Buena Vista Township's municipal budget was unveiled Monday night, and while the tax rate is dropping significantly, the amount each homeowner will pay in taxes may increase.
The $4.427 million budget is a slight decrease from last year's spending plan. Because of a recent property revaluation, the municipal tax rate is expected to fall from 77 cents per $100 of assessed property value to less than half that amount, 35.2 cents.
The local tax levy will raise more than $2.3 million. Although it's different depending on the new assessed value of a home, Mayor Chuck Chiarello said the average resident with a home assessed at $100,000 will pay about $25 more on their 2010 tax bill.
Chiarello said the township had about $281 million in taxable properties during its last budget process. Because of the recent evaluation, the assessed value of properties has jumped to about $660 million.
Although the tax rate has fallen so steeply, the percentage of the budget each resident is paying for this year compared with last year depends on the reassessment.
In some instances, Chiarello said, residents may find themselves paying the same amount; in other cases, residents won't be so lucky.
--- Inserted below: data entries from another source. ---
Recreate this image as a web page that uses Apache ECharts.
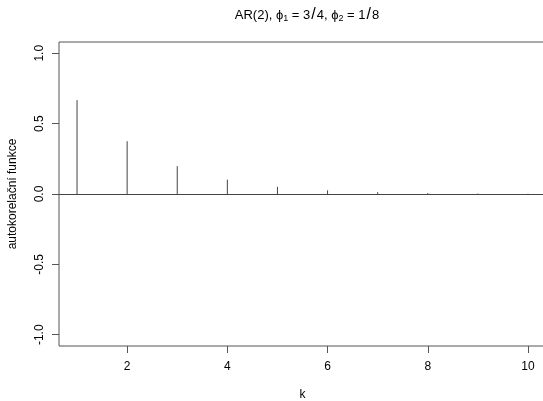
<!DOCTYPE html>
<html>
<head>
<meta charset="utf-8">
<script src="https://cdn.jsdelivr.net/npm/echarts@6/dist/echarts.min.js"></script>
<style>html,body{margin:0;padding:0;background:#fff}#c{width:543px;height:401px}</style>
</head>
<body>
<div id="c"></div>
<script>
var lags = [1, 2, 3, 4, 5, 6, 7, 8, 9, 10];
var acf = [0.667, 0.375, 0.198, 0.102, 0.051, 0.026, 0.013, 0.0065, 0.0033, 0.0017];
var xTicks = [2, 4, 6, 8, 10];
var yTicks = [-1, -0.5, 0, 0.5, 1];

var chart = echarts.init(document.getElementById('c'), null, {renderer: 'canvas'});
var font = 'Liberation Sans, Arial, sans-serif';
var data = lags.map(function (k, i) { return [k, acf[i]]; });

chart.setOption({
  animation: false,
  backgroundColor: '#fff',
  title: {
    text: '{n|AR(2), ϕ}{s|1}{n| = 3}{sl|/}{n|4, ϕ}{s|2}{n| = 1}{sl|/}{n|8}',
    left: 302, top: 2, textAlign: 'center',
    textStyle: {
      fontWeight: 'normal',
      rich: {
        n: {fontFamily: font, fontSize: 13, fontWeight: 'normal', color: '#000'},
        s: {fontFamily: font, fontSize: 9, fontWeight: 'normal', color: '#000', verticalAlign: 'bottom', padding: [6, 0, 0, 0]},
        sl: {fontFamily: font, fontSize: 16, fontWeight: 'normal', color: '#000', padding: [0, 1, 0, 1]}
      }
    }
  },
  grid: {left: 59, right: -3, top: 42, bottom: 55, outerBoundsMode: 'none', containLabel: false,
    show: true, borderColor: '#555', borderWidth: 1, backgroundColor: 'transparent'},
  xAxis: {
    type: 'value', min: 0.64, max: 10.36,
    name: 'k', nameLocation: 'middle', nameGap: 43,
    nameTextStyle: {fontFamily: font, fontSize: 12, color: '#000'},
    axisLine: {show: false, onZero: false},
    splitLine: {show: false},
    axisTick: {show: true, customValues: xTicks, length: 7, lineStyle: {color: '#555'}},
    axisLabel: {customValues: xTicks, fontFamily: font, fontSize: 12, color: '#000', margin: 15}
  },
  yAxis: {
    type: 'value', min: -1.08, max: 1.08,
    name: 'autokorelační funkce', nameLocation: 'middle', nameGap: 40, nameRotate: 90,
    nameTextStyle: {fontFamily: font, fontSize: 12, color: '#000'},
    axisLine: {show: false, onZero: false},
    splitLine: {show: false},
    axisTick: {show: true, customValues: yTicks, length: 7, lineStyle: {color: '#555'}},
    axisLabel: {customValues: yTicks, rotate: 90, fontFamily: font, fontSize: 12, color: '#000', margin: 13,
      formatter: function (v) { return v.toFixed(1); }}
  },
  series: [{
    type: 'custom',
    data: data,
    renderItem: function (params, api) {
      var p0 = api.coord([api.value(0), 0]);
      var p1 = api.coord([api.value(0), api.value(1)]);
      return {type: 'line', shape: {x1: p0[0], y1: p0[1], x2: p1[0], y2: p1[1]},
        style: {stroke: '#444', lineWidth: 1}};
    },
    markLine: {
      silent: true, symbol: 'none', label: {show: false},
      lineStyle: {color: '#444', type: 'solid', width: 1},
      data: [{yAxis: 0}]
    }
  }]
});
</script>
</body>
</html>
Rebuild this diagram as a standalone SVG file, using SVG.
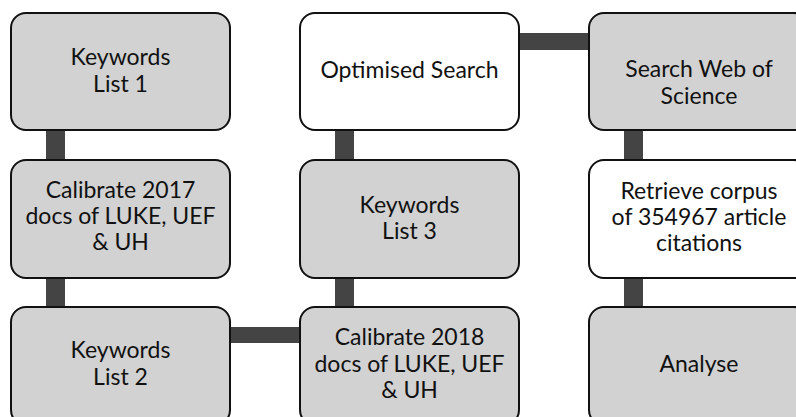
<svg xmlns="http://www.w3.org/2000/svg" width="796" height="417" viewBox="0 0 796 417">
<style>
.box{stroke:#111;stroke-width:2}
.g{fill:#d2d2d2}
.w{fill:#fff}
.c{fill:#444}
text{font-family:Lato,"Open Sans","Liberation Sans",sans-serif;font-size:23px;fill:#111;text-anchor:middle}
</style>
<rect width="796" height="417" fill="#fff"/>
<g id="connectors">
<rect class="c" x="46" y="129" width="19" height="32"/>
<rect class="c" x="46" y="277" width="19" height="31"/>
<rect class="c" x="335" y="129" width="19" height="32"/>
<rect class="c" x="335" y="277" width="19" height="31"/>
<rect class="c" x="624" y="129" width="19" height="32"/>
<rect class="c" x="624" y="277" width="19" height="31"/>
<rect class="c" x="518" y="33" width="72" height="17"/>
<rect class="c" x="229" y="327" width="72" height="16"/>
</g>
<g id="n1"><rect class="box g" x="11" y="13" width="219" height="117" rx="15"/><text x="120.5" y="65">Keywords</text><text x="120.5" y="92">List 1</text></g>
<g id="n2"><rect class="box g" x="11" y="160" width="219" height="118" rx="15"/><text x="120.5" y="198">Calibrate 2017</text><text x="120.5" y="224">docs of LUKE, UEF</text><text x="120.5" y="250">&amp; UH</text></g>
<g id="n3"><rect class="box g" x="11" y="307" width="219" height="118" rx="15"/><text x="120.5" y="358">Keywords</text><text x="120.5" y="385">List 2</text></g>
<g id="n4"><rect class="box w" x="300" y="13" width="219" height="117" rx="15"/><text x="409.5" y="78">Optimised Search</text></g>
<g id="n5"><rect class="box g" x="300" y="160" width="219" height="118" rx="15"/><text x="409.5" y="213">Keywords</text><text x="409.5" y="239">List 3</text></g>
<g id="n6"><rect class="box g" x="300" y="307" width="219" height="118" rx="15"/><text x="409.5" y="345">Calibrate 2018</text><text x="409.5" y="372">docs of LUKE, UEF</text><text x="409.5" y="398">&amp; UH</text></g>
<g id="n7"><rect class="box g" x="589" y="13" width="220" height="117" rx="15"/><text x="699" y="77">Search Web of</text><text x="699" y="104">Science</text></g>
<g id="n8"><rect class="box w" x="589" y="160" width="220" height="118" rx="15"/><text x="699" y="199">Retrieve corpus</text><text x="699" y="225">of 354967 article</text><text x="699" y="251">citations</text></g>
<g id="n9"><rect class="box g" x="589" y="307" width="220" height="118" rx="15"/><text x="699" y="372">Analyse</text></g>
</svg>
In the Collings Lake section of the township - an example offered by Chiarello - assessed home values have in some cases more than tripled.
The proposed budget is slightly lower than last year's, said Chiarello, who attributed most of the decrease to lost or expired grants used for various projects.
Costs, however, have increased. Health care for township employees has gone up 17 percent since last year and fuel, electricity and payroll costs have risen this year, too, Chiarello said.
In all, Chiarello said, about $250,000 was trimmed from the budget. That figure does not include the $180,000 in state aid the township could lose as part of Gov. Chris Christie's proposed budget.
In anticipation of a budget crisis, the township laid off two public works employees at the end of December. The total savings, which includes the cost of salary and benefits, is just more than $100,000.
The public hearing for the proposed budget is May 10, but Chiarello said it's unlikely that the spending plan will be adopted soon thereafter. The township routinely waits until all state budget issues are resolved before approving its own as a way to accommodate for any financial changes that may result.
The township did not approve last year's budget until September.